During the war effort, nearby Exbury House served as HQ to HMS Mastodon. From here were controlled the numerous ground forces, marshalled up and down the Hampshire coastline and in the New Forest, as they awaited their embarkation for the Normandy Beaches. According to WWII war records, 1579 men and 292 vehicles boarded 40 LCTs at Lepe during the months leading up to D-Day, and post D-Day this increased to 6407 men and 2037 vehicles boarding 122 LCTs. Lepe was one of many beaches on the South Coast involved in this extraordinary operation, with up to 68 hards having been built. These included hards at nearby Southampton, Gosport and one opposite Berthon HQ, next to what is now Lymington’s ferry terminal.



Around 1943, the site at Lepe was chosen as one of several locations to partially construct components of the temporary, portable harbours, known as Mulberry Harbours. Essential for offloading cargo and supplies to the troops in Normandy, the Mulberry Harbours supplied the army whilst France’s ports and harbours remained under Nazi control. These were constructed in the UK, partially assembled in various locations, and towed in sections across the Channel to the Normandy Beaches.

Their build and transportation from our South Coast to France’s northern shores were a colossal effort, huge technological and engineering achievement, as well as the best kept secret on the planet.

The Mulberry Harbour component partially assembled at the Lepe site was the Type B2 Phoenix Caisson. These giant structures served as the Mulberry Harbour floating breakwaters, creating sheltered water within the harbour itself. Built with boat hulls to enable towing, the caissons came in various sizes. Each had storage space and simple accommodation for crew. Some of the largest caissons (18m in height) also had defence towers, mounted with anti-aircraft guns.

The Lepe caissons measured 62m in length, 13.5m in width and 10.6m in height. Six of them were simultaneously assembled at Lepe on keel blocks upon huge, concrete construction platforms. Twelve carriages on rolling tracks, laid on concrete walls parallel to these platforms, allowed their onward movement to the metal and wooden launch slipways, helped along by a series of pulleys. Winches would then control a caisson’s sideways launch into the Solent from where it would be towed by tugs up Southampton Water for finishing touches before crossing The Channel.



Fast Forward to 2022…

Remains of this significant contribution to the UK’s war effort can be easily explored at Lepe today. The most prominent feature and now a permanent Solent landmark are the two additional Mooring Dolphins built west of the embarkation pier. These magnificent twins grace the front cover of this publication.

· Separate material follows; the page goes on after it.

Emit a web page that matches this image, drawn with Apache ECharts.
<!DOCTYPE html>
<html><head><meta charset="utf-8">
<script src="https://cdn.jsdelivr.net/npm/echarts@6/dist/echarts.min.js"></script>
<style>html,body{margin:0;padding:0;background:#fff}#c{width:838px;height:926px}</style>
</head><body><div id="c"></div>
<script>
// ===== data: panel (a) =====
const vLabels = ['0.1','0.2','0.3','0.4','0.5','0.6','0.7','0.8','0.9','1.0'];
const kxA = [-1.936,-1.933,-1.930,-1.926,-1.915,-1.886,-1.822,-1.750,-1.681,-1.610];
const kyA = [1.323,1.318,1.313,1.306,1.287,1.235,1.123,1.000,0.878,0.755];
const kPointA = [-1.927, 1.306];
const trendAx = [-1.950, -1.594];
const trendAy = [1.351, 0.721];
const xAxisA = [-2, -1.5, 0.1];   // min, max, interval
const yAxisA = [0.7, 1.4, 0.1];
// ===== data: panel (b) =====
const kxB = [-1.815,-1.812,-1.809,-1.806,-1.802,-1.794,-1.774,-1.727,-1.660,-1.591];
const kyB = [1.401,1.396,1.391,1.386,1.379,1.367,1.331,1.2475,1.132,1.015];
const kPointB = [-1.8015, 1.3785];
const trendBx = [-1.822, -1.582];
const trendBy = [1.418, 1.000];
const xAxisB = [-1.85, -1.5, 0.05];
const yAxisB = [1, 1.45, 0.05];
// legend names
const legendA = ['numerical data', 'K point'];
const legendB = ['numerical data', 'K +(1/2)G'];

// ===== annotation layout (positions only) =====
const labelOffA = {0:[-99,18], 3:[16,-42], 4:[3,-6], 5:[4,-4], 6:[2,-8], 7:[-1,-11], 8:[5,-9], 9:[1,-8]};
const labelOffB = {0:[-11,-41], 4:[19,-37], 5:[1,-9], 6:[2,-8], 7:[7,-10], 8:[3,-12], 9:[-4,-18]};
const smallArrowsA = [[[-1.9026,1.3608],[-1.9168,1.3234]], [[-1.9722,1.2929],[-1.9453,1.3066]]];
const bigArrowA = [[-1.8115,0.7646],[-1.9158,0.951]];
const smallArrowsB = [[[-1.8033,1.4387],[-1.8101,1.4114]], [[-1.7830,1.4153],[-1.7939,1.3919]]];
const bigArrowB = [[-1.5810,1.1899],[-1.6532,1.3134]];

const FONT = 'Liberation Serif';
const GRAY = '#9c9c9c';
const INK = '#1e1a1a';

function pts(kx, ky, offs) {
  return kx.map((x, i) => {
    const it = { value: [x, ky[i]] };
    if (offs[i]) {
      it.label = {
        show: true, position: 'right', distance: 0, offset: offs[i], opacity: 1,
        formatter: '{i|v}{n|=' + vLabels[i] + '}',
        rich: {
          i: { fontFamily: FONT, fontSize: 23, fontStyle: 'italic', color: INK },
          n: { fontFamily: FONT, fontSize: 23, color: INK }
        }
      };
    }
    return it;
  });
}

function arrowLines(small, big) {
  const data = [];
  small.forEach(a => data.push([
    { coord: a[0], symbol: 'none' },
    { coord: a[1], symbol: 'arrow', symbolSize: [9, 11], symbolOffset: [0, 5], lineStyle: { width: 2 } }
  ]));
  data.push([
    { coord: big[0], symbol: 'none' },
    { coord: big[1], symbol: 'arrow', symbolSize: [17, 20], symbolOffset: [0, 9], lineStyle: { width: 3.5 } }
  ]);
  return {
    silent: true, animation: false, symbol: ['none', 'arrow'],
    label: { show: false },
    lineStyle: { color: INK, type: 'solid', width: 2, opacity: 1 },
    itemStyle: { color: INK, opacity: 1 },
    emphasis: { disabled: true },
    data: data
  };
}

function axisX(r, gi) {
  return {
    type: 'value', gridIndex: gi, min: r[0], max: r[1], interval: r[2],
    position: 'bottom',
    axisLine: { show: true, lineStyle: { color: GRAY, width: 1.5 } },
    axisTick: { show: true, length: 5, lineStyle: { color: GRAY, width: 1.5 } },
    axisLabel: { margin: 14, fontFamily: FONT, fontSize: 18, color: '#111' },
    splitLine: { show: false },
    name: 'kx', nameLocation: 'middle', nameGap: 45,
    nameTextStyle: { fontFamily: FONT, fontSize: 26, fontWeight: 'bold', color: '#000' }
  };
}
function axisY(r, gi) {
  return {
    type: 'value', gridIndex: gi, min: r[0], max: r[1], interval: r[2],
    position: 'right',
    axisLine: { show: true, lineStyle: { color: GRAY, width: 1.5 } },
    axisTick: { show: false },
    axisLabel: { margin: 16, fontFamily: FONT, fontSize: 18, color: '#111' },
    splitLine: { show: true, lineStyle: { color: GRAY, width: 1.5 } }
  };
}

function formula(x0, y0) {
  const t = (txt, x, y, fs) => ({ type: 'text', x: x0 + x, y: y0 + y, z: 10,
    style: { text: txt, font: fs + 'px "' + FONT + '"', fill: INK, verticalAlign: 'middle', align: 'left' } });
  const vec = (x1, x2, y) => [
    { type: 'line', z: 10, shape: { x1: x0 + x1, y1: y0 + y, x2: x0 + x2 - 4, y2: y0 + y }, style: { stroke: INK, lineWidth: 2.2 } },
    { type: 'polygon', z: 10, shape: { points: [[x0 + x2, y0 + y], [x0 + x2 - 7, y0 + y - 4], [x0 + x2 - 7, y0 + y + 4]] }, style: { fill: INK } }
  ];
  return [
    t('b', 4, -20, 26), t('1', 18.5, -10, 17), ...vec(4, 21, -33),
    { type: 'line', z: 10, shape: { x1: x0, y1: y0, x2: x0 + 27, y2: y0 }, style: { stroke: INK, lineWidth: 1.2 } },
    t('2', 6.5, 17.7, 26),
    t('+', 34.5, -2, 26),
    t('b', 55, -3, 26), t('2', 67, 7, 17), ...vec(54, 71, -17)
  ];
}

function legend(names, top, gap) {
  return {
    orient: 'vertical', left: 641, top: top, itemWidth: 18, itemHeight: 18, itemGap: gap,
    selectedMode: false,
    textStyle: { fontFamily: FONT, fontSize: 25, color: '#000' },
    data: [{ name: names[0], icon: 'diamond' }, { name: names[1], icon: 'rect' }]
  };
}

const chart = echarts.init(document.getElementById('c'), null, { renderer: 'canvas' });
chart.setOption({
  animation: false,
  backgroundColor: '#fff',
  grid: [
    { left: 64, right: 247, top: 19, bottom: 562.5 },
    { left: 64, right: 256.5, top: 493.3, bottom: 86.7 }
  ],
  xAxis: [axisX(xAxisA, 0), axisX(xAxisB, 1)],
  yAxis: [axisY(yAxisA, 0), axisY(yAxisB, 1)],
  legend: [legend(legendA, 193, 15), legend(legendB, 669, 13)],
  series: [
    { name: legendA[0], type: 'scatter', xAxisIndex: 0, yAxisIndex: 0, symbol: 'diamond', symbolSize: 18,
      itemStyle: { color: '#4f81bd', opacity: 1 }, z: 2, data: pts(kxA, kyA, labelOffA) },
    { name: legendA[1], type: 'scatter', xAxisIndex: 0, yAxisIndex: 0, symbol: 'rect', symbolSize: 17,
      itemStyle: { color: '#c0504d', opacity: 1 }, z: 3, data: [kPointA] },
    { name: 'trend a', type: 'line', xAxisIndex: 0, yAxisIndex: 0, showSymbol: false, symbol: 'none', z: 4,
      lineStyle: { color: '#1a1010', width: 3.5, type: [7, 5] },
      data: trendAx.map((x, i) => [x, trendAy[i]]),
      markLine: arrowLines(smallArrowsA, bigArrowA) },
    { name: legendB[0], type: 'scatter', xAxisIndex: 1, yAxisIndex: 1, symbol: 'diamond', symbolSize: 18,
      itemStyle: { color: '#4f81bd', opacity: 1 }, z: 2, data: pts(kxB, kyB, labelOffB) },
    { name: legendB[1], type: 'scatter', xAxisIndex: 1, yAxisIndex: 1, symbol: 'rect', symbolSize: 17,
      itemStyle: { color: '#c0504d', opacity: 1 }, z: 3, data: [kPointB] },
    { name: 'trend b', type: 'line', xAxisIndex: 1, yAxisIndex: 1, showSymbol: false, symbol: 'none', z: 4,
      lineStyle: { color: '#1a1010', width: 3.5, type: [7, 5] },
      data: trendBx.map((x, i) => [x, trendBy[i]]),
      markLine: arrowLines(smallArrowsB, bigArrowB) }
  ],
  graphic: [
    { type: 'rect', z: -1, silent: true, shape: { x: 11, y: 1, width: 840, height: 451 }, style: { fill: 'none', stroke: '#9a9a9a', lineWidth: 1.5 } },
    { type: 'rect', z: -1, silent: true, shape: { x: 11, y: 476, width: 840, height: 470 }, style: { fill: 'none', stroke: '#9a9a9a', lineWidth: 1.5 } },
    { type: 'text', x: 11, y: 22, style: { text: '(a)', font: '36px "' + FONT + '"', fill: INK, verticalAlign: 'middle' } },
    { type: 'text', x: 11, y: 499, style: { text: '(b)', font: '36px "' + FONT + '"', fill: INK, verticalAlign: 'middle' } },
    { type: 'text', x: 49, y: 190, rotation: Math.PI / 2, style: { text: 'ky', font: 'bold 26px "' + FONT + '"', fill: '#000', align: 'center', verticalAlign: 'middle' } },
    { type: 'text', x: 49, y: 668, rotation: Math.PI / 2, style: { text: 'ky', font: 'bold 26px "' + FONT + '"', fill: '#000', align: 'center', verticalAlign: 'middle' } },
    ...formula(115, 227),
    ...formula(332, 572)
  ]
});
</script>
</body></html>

Though a little storm damaged at the far eastern end, you can walk right over the construction platforms where the six caissons were built. Before the concrete was fully dried, a worker walked across this hard, leaving his footprints for us to find 80 years later.

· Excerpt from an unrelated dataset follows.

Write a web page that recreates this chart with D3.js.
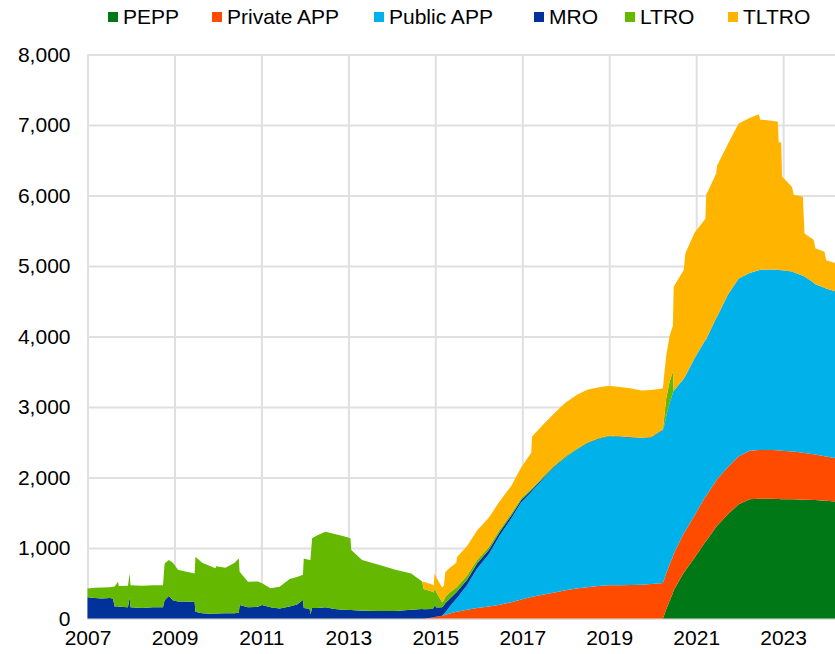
<!DOCTYPE html>
<html>
<head>
<meta charset="utf-8">
<script src="https://cdn.jsdelivr.net/npm/d3@7"></script>
<style>
    body { margin: 0; background: #fff; }
    svg text { font-family: "Liberation Sans", Arial, sans-serif; font-size: 21px; fill: #000; }
</style>
</head>
<body>
<div id="chart"></div>
<script>
// weekly-ish reading points, EUR bn
var dates = [
    "2007-01-01","2007-03-02","2007-05-04","2007-07-06","2007-08-03","2007-08-17","2007-09-14","2007-09-21","2007-12-07","2007-12-21",
    "2007-12-28","2008-04-04","2008-07-04","2008-09-26","2008-10-10","2008-11-14","2008-12-19","2009-01-30","2009-04-03","2009-06-19",
    "2009-06-26","2009-08-21","2009-12-11","2009-12-18","2010-03-05","2010-05-21","2010-06-25","2010-07-02","2010-09-10","2010-12-03",
    "2011-01-07","2011-03-18","2011-06-03","2011-08-26","2011-10-28","2011-12-16","2011-12-23","2012-02-10","2012-02-17","2012-03-02",
    "2012-04-20","2012-06-22","2012-09-07","2012-11-16","2013-01-18","2013-01-25","2013-04-26","2013-09-20","2014-01-31","2014-06-13",
    "2014-09-12",
    "2014-09-26","2014-11-28","2014-12-19","2014-12-26","2015-01-09","2015-02-27","2015-03-13","2015-03-27","2015-05-01",
    "2015-06-26","2015-07-03","2015-09-25","2015-12-18","2016-03-25","2016-06-24","2016-09-30","2016-12-23","2017-03-17","2017-03-24",
    "2017-06-30","2017-09-29","2017-12-29","2018-03-30","2018-06-29","2018-09-28","2018-12-28","2019-03-29","2019-06-28","2019-09-27",
    "2019-12-20","2020-03-06","2020-03-27","2020-04-10","2020-04-24","2020-05-22","2020-06-19","2020-06-26","2020-09-18","2020-10-02",
    "2020-12-18","2021-03-19","2021-03-26","2021-06-18","2021-06-25","2021-09-24","2021-12-24","2022-03-25","2022-06-10","2022-06-24",
    "2022-09-30","2022-11-18","2022-11-25","2022-12-16","2022-12-23","2023-03-17","2023-03-31","2023-06-16","2023-06-30","2023-09-15",
    "2023-09-29","2023-12-15","2023-12-29","2024-03-12"
];

var pepp = [
    0,0,0,0,0,0,0,0,0,0,
    0,0,0,0,0,0,0,0,0,0,
    0,0,0,0,0,0,0,0,0,0,
    0,0,0,0,0,0,0,0,0,0,
    0,0,0,0,0,0,0,0,0,0,
    0,
    0,0,0,0,0,0,0,0,0,
    0,0,0,0,0,0,0,0,0,0,
    0,0,0,0,0,0,0,0,0,0,
    0,0,0,60,130,250,360,400,650,680,
    860,1090,1100,1300,1315,1480,1620,1690,1700,1700,
    1700,1695,1695,1693,1693,1690,1690,1685,1685,1680,
    1680,1670,1670,1660
];

var privateApp = [
    0,0,0,0,0,0,0,0,0,0,
    0,0,0,0,0,0,0,0,0,0,
    0,0,0,0,0,0,0,0,0,0,
    0,0,0,0,0,0,0,0,0,0,
    0,0,0,0,0,0,0,0,0,0,
    0,
    0,10,15,20,25,40,45,50,70,
    95,97,125,150,170,195,230,270,305,310,
    340,370,400,425,445,460,470,472,475,480,
    490,500,505,510,512,515,518,520,560,565,
    600,640,642,658,660,670,680,690,690,690,
    690,690,690,688,688,680,678,665,663,650,
    648,630,628,615
];

var publicApp = [
    0,0,0,0,0,0,0,0,0,0,
    0,0,0,0,0,0,0,0,0,0,
    0,0,0,0,0,0,0,0,0,0,
    0,0,0,0,0,0,0,0,0,0,
    0,0,0,0,0,0,0,0,0,0,
    0,
    0,0,0,0,0,0,20,40,95,
    185,195,350,560,740,980,1190,1380,1490,1500,
    1650,1780,1880,1965,2035,2080,2110,2103,2090,2075,
    2075,2150,2165,2180,2228,2285,2322,2310,2190,2195,
    2230,2220,2218,2302,2305,2440,2520,2520,2550,2555,
    2560,2560,2560,2559,2559,2550,2542,2510,2502,2430,
    2412,2390,2382,2365
];

var mro = [
    300,290,285,290,285,170,175,165,160,300,
    160,150,160,160,260,320,260,240,240,235,
    95,75,65,70,75,73,80,190,160,165,
    191,160,142,170,200,262,150,140,60,150,
    150,160,135,125,121,120,110,105,105,125,
    135,
    130,125,135,170,130,120,120,130,110,
    90,90,75,70,60,50,40,30,25,20,
    15,10,5,5,5,5,5,5,5,5,
    5,5,5,5,5,5,2,2,1,1,
    1,1,1,1,1,1,1,1,1,1,
    1,1,1,1,1,1,1,1,1,1,
    1,1,1,1
];

var ltro = [
    125,145,155,155,165,285,345,295,305,340,
    310,315,310,310,520,510,530,450,425,405,
    782,715,647,670,645,717,774,474,362,360,
    309,270,308,390,390,358,700,690,770,988,
    1034,1071,1065,1045,1019,850,720,655,585,515,
    390,
    290,250,220,240,220,70,70,90,90,
    70,70,60,50,40,35,30,25,20,20,
    15,15,15,10,10,10,10,5,5,5,
    5,5,10,150,250,300,300,0,0,0,
    0,0,0,0,0,0,0,0,0,0,
    0,0,0,0,0,0,0,0,0,0,
    0,0,0,0
];

var tltro = [
    0,0,0,0,0,0,0,0,0,0,
    0,0,0,0,0,0,0,0,0,0,
    0,0,0,0,0,0,0,0,0,0,
    0,0,0,0,0,0,0,0,0,0,
    0,0,0,0,0,0,0,0,0,0,
    0,
    100,100,100,210,210,210,210,350,350,
    350,420,420,420,420,400,390,440,510,730,
    740,740,760,760,750,720,705,700,690,670,
    665,600,580,600,600,650,650,1474,1542,1739,
    1780,1720,2050,2050,2140,2140,2200,2200,2210,2130,
    2110,2100,1810,1810,1330,1200,1100,1120,610,610,
    510,510,400,400
];

var seriesNames = ["PEPP", "Private APP", "Public APP", "MRO", "LTRO", "TLTRO"];
var seriesColors = ["#007816", "#ff4b00", "#00b1ea", "#003299", "#65b800", "#ffb400"];
var yTicks = [0, 1000, 2000, 3000, 4000, 5000, 6000, 7000, 8000];
var xTickYears = ["2007", "2009", "2011", "2013", "2015", "2017", "2019", "2021", "2023"];

var width = 835,
    height = 654;

var parseDate = d3.timeParse("%Y-%m-%d");
var parseYear = d3.timeParse("%Y");

var seriesData = [pepp, privateApp, publicApp, mro, ltro, tltro];
var table = dates.map(function (d, i) {
    var row = { date: parseDate(d) };
    seriesNames.forEach(function (name, k) {
        row[name] = seriesData[k][i];
    });
    return row;
});

var x = d3.scaleTime()
    .domain([parseDate("2007-01-01"), parseDate("2024-03-12")])
    .range([87.5, 835]);

var y = d3.scaleLinear()
    .domain([0, 8000])
    .range([618.5, 54.5]);

var svg = d3.select("#chart").append("svg")
    .attr("width", width)
    .attr("height", height);

// grid + tick labels
var yAxis = svg.append("g")
    .attr("transform", "translate(87.5,0)")
    .call(d3.axisLeft(y)
        .tickValues(yTicks)
        .tickSize(-(835 - 87.5))
        .tickPadding(17)
        .tickFormat(d3.format(",")));

var xAxis = svg.append("g")
    .attr("transform", "translate(0,618.5)")
    .call(d3.axisBottom(x)
        .tickValues(xTickYears.map(parseYear))
        .tickSize(-(618.5 - 54.5))
        .tickPadding(12)
        .tickFormat(d3.timeFormat("%Y")));

svg.selectAll(".domain").remove();
svg.selectAll(".tick line")
    .attr("stroke", "#e0e0e0")
    .attr("stroke-width", 2);
svg.selectAll(".tick text")
    .attr("fill", "#000")
    .style("font-size", "21px");

// stacked areas
var stack = d3.stack().keys(seriesNames);
var layers = stack(table);

var area = d3.area()
    .x(function (d) { return x(d.data.date); })
    .y0(function (d) { return y(d[0]); })
    .y1(function (d) { return y(d[1]); });

svg.append("g")
    .selectAll("path")
    .data(layers)
    .enter()
    .append("path")
    .attr("fill", function (d, i) { return seriesColors[i]; })
    .attr("d", area);

// legend
var legendX = [108, 212, 374, 534, 625, 728];
var legend = svg.append("g")
    .selectAll("g")
    .data(seriesNames)
    .enter()
    .append("g")
    .attr("transform", function (d, i) { return "translate(" + legendX[i] + ",0)"; });

legend.append("rect")
    .attr("x", 0)
    .attr("y", 12)
    .attr("width", 10)
    .attr("height", 10)
    .attr("fill", function (d, i) { return seriesColors[i]; });

legend.append("text")
    .attr("x", 15)
    .attr("y", 24)
    .text(function (d) { return d; });
</script>
</body>
</html>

Running east to west are the rolling track walls that helped manoeuvre the giant caissons to their launch positions. Visible at low tide are the eight slipways used for the caissons’ launchings, now covered in seaweed and teaming with sea life. Their broken up, metal and wooden tracks lie scattered between them, worn by the waves and tides.

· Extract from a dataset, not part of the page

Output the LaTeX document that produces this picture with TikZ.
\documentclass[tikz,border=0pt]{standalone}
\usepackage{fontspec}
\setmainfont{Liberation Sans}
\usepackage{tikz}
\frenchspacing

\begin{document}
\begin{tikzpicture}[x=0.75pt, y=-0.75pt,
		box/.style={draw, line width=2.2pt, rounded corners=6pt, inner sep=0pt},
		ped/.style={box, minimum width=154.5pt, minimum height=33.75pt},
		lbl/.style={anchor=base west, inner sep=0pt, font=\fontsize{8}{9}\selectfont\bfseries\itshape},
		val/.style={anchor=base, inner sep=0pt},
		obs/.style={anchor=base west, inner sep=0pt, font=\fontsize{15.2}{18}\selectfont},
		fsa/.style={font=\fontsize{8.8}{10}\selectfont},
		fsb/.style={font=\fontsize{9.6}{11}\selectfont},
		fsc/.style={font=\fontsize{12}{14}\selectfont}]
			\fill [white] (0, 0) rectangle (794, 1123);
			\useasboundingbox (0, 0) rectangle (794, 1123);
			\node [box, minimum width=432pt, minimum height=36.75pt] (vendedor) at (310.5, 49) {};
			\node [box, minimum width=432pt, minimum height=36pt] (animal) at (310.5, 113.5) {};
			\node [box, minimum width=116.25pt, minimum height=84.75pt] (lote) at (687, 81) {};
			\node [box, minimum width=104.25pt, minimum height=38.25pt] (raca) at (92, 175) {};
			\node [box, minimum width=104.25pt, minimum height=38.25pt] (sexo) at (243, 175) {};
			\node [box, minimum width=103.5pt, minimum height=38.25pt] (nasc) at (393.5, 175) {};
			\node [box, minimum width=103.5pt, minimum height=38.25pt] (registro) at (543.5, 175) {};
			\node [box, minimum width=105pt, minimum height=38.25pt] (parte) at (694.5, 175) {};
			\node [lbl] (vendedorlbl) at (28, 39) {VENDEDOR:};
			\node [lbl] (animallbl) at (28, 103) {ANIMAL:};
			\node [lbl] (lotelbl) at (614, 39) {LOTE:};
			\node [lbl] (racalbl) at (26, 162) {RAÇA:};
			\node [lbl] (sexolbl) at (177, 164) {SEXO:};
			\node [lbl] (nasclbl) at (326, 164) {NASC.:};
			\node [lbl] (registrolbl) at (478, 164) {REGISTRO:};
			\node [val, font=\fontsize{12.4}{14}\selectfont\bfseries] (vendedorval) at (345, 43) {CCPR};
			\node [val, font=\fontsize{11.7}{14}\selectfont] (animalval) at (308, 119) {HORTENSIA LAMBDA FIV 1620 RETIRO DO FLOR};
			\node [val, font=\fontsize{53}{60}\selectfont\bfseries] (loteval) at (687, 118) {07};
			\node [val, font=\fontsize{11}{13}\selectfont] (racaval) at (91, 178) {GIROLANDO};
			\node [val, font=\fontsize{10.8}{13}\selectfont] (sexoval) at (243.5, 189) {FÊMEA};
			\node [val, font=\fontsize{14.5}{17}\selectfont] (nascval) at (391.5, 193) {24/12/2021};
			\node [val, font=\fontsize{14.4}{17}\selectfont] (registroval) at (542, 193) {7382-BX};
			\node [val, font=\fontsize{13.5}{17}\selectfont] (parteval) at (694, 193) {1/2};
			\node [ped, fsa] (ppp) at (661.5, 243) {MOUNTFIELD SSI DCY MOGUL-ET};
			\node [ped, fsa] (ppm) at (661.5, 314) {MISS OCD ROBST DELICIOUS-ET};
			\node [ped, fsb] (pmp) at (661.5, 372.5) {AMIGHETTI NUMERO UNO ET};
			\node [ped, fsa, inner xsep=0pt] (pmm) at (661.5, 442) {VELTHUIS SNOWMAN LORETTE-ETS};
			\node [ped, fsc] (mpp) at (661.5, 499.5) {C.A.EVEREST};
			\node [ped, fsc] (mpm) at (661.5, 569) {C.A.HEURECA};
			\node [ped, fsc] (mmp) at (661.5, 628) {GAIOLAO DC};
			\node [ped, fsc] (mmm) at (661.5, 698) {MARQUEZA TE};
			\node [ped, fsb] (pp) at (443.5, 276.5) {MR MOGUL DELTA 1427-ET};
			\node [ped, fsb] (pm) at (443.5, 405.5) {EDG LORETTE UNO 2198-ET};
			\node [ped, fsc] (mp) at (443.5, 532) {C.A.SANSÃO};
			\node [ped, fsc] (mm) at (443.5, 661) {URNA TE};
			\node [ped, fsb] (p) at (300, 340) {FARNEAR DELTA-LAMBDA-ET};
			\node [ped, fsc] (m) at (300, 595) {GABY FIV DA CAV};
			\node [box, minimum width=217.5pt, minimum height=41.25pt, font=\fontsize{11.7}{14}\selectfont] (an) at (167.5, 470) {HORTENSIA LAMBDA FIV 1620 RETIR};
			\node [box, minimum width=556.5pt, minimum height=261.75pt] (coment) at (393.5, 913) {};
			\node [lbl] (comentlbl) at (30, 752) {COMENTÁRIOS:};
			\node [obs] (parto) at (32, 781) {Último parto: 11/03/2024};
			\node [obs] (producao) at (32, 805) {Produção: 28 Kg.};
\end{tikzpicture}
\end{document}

Fragmented beach hardening mats pepper the beach around the location of the slipways and the pier, broken up like big chunks of concrete chocolate bars, and the hooks that helped secure them hold fast to the wall.

Two huge mooring bollards stand proud near where the pier would have been, still looking strong and sturdy.

Head slightly inland and you will find the concave base for a water tank that served the workshops and crew accommodation.



Behind the track wall and the slipways, is the WWII Memorial honouring the 4th and 7th Royal Dragoon Guards. Having embarked at Lepe, the Royal Dragoon Guards claim to have been the very first unit to reach Gold Beach in Normandy.

So when you’re next cruising past Lepe’s tranquil setting, or building sandcastles on a family day out, see what else you can find. There is so much else to explore, local history in abundance, and you can definitely make out the Mooring Dolphins from the Solent. With a little imagination, you can hear the screeching of winches, shouting of orders and grinding of gears and rolling stock – echoes of more troubled times and a country at war. Also take a moment to think of those who made the ultimate sacrifice so that children today can find sea treasures amongst these ruins.